Derrick Rose in D Rose Short and Family Story Tee

Rafael Astorga

The upshot of Wednesday’s prime injury news is that the Bulls’ injury news no longer is nearly as grim.

No sooner had the Pacers sent out their release about Danny Granger likely missing three months following a knee procedure, then Tom Thibodeau certainly would have been within his rights to call Derrick Rose and tell him, “Take your time.”

With Rose out until March, if not longer, due to his gruesome playoff knee injury, there had been thought of a precipitous seeding fall for the team that routinely had gone all-in for the conference’s No. 1 seed during Thibodeau’s stewardship, even in the face of the Heat’s Big Three.

The Pacers, after all, not only outlasted the Rose-less Bulls in last season’s playoffs, but arguably gave the Heat their toughest test this side of the Celtics.

Now?

Now the Central Division might be the worst in basketball.

And it might not take much to secure the division’s title and therefore a guarantee of a top-four East seed for Chicago.

So instead of wondering when Rose might come to the regular-season rescue, there might not be a need for a rescue.
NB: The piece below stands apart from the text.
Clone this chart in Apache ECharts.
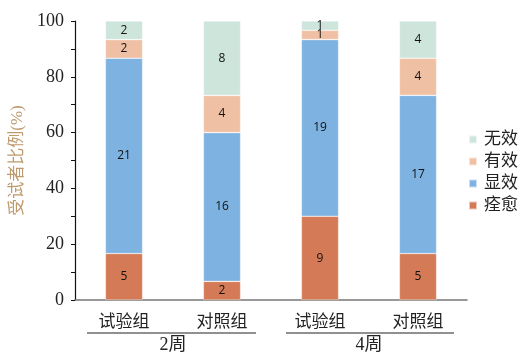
<!DOCTYPE html>
<html><head><meta charset="utf-8">
<script src="https://cdn.jsdelivr.net/npm/echarts@6/dist/echarts.min.js"></script>
<style>html,body{margin:0;padding:0;background:#fff}#c{width:527px;height:360px}</style>
</head><body><div id="c"></div>
<script>
const categories = ['试验组', '对照组', '试验组', '对照组'];
const groups = ['2周', '4周'];
const curedCounts = [5, 2, 9, 5];        // 痊愈
const markedCounts = [21, 16, 19, 17];   // 显效
const effectiveCounts = [2, 4, 1, 4];    // 有效
const ineffectiveCounts = [2, 8, 1, 4];  // 无效
const yTicks = [0, 20, 40, 60, 80, 100];

const seriesDefs = [
  { name: '痊愈', counts: curedCounts, color: '#D47A56' },
  { name: '显效', counts: markedCounts, color: '#7EB2E0' },
  { name: '有效', counts: effectiveCounts, color: '#F0C0A5' },
  { name: '无效', counts: ineffectiveCounts, color: '#CEE5DC' }
];
const totals = categories.map((_, i) => seriesDefs.reduce((s, d) => s + d.counts[i], 0));

const serif = "Liberation Serif, Times New Roman, DejaVu Serif, Noto Sans CJK SC, serif";
const chart = echarts.init(document.getElementById('c'));
chart.setOption({
  animation: false,
  grid: { left: 75, right: 60, top: 21, bottom: 60 },
  legend: {
    data: ['无效', '有效', '显效', '痊愈'],
    orient: 'vertical', left: 463, top: 126,
    itemWidth: 8, itemHeight: 8, itemGap: 5,
    icon: 'rect',
    textStyle: { fontFamily: serif, fontSize: 17, color: '#222', padding: [0, 0, 0, 2] }
  },
  xAxis: [
    {
      type: 'category', data: categories,
      axisLine: { lineStyle: { color: '#777', width: 1.5 } },
      axisTick: { show: false },
      axisLabel: { fontFamily: serif, fontSize: 17, color: '#222', margin: 14 }
    },
    {
      type: 'category', data: groups, position: 'bottom',
      axisLine: { show: false }, axisTick: { show: false },
      axisLabel: { fontFamily: serif, fontSize: 18, color: '#222', margin: 36 }
    }
  ],
  yAxis: {
    type: 'value', min: yTicks[0], max: yTicks[yTicks.length - 1], interval: 20,
    name: '受试者比例(%)', nameLocation: 'middle', nameGap: 45,
    nameTextStyle: { fontFamily: serif, fontSize: 17, color: '#BF9A6E' },
    axisLine: { show: true, lineStyle: { color: '#111', width: 1.2 } },
    axisTick: { show: true, length: 4, lineStyle: { color: '#111' } },
    minorTick: { show: true, splitNumber: 2, length: 4, lineStyle: { color: '#111' } },
    splitLine: { show: false },
    axisLabel: { fontFamily: serif, fontSize: 18, color: '#222', margin: 11 }
  },
  series: seriesDefs.map(d => ({
    name: d.name, type: 'bar', stack: 'all', barWidth: '38%',
    itemStyle: { color: d.color, borderColor: 'rgba(255,255,255,0.6)', borderWidth: 0.6 },
    label: {
      show: true, position: 'inside', color: '#111', fontSize: 12,
      fontFamily: "Open Sans, DejaVu Sans, sans-serif",
      formatter: p => String(d.counts[p.dataIndex])
    },
    data: d.counts.map((c, i) => c / totals[i] * 100)
  })),
  graphic: [
    { type: 'line', shape: { x1: 87, y1: 333, x2: 256, y2: 333 }, style: { stroke: '#222', lineWidth: 1 } },
    { type: 'line', shape: { x1: 286, y1: 333, x2: 454, y2: 333 }, style: { stroke: '#222', lineWidth: 1 } }
  ]
});
</script></body></html>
Not with this motley group. Not with the Pacers lacking Granger for upwards of half the season.

Milwaukee? The best you can say about Scott Skiles’ group is they’re scrappy.

Cleveland? Kyrie Irving & Co. are on the rise, but not necessarily division-title rise. Yet.

Detroit? Uh, have you seen the Pistons lately?

Had the Pacers been able to go into the season with continuity and maintain continuity, the Bulls could have fallen enough in the overall seedings to create concern of a déjà-vu first-round fate.

But with the shorthanded Pacers, the scrappy-at-best Bucks, the learning-stages Cavaliers and the ghastly Pistons, a team with Luol Deng, Carlos Boozer and Joakim Noah should be just fine without Rose, considering how they’re Central-ly located.

For now, for the Bulls, even without Rose, it’s about location, location, location.